They halt at the Narop River, where some time previously two Boschmans had shot arrows ‘wantonly’ at a group of Namaquas, killing a man, perhaps in retaliation for some grievance such as ‘ill-use’ of women, as had apparently occurred just previously in his own party
[228]. A reddish cloud on the horizon turns out to be a cloud of locusts[229]. On the left of the plain is the Chuntop River and Kopumnaas or Bull’s Mouth Pass - ...‘I was very anxious to get through the Pass [Bull’s Mouth, Chuntop/Tsondab River], to imprint its wild vallies for the first time with a waggon spoor..’. At “Bull’s Mouth Pass” they see black rhino:

. . . [O]n looking to the right we saw the cause of this [broad bare patches of ground], for a red cloud, as of sand rising and falling, again indicated a thick flight of destroying locusts. On the left of the plain was a broad and winding belt of high trees and bushes, indicating the course of a river, the Chuntop (or that which in running is suddenly checked): this entered a craggy opening in a flat range of mountains stretching across the plain to the north. The notch in the range where the wooded Chuntop disappeared, was the anxiously looked for Kopumnaas, or Bull’s Mouth Pass—so named from its being full of dangers, like the Valley of the Shadow of Death. . . . We approached these dangerous animals with some caution. . . . [U]nless they are taken standing, with deliberate aim at the backbone, or behind the jaw, good balls are thrown away upon them. . . . So our two first rhinoceroses, being continually on the move, escaped from us though we tickled them roughly. I now mounted my grey to look out for a good outspan place, whilst the locust-cloud passed over me, and the insects fell about me like thick and dry leaves in October.[230] 

Demonstrating his dependence on local guides for location of waterholes which local ‘Boschman’ are clearly familiar with he writes:

I distributed small presents among the Boschmans of Ababies [‘Calabash Kraal’[231], on Chuntob River, just south of Kuiseb], and they seemed to put perfect confidence in us, and promised to show us, for a few beads and sticks of tobacco) certain watering places among the hills, known only to themselves, and lying between us and the Kuisi (or Root) river, for we had yet nearly three days journey to the river, and our road layover an arid desert of sand, without any watering place with which Aaron, the chief guide, was acquainted.[232]

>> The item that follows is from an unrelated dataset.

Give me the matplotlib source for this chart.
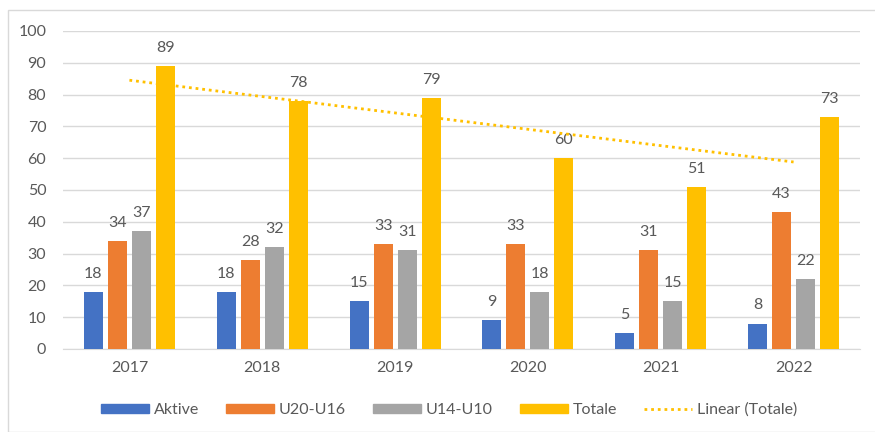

These Boschman guides, however, deserted the party on hearing signal shots designed to assist Antonio, one of Alexander’s core team, to refind the party. They had,

imagined that they were about to be killed (as we afterwards learned), and accordingly took to the mountains, men, women, and children, leaving their giraffe’s flesh on the bush, their locust sacks, jackals’ skins, sandals, wooden hand troughs for drinking out of - in short, every thing they had except what was on them, and their arms, in the extremity of their terror: and now we experienced the painful consequences of carelessness.[233]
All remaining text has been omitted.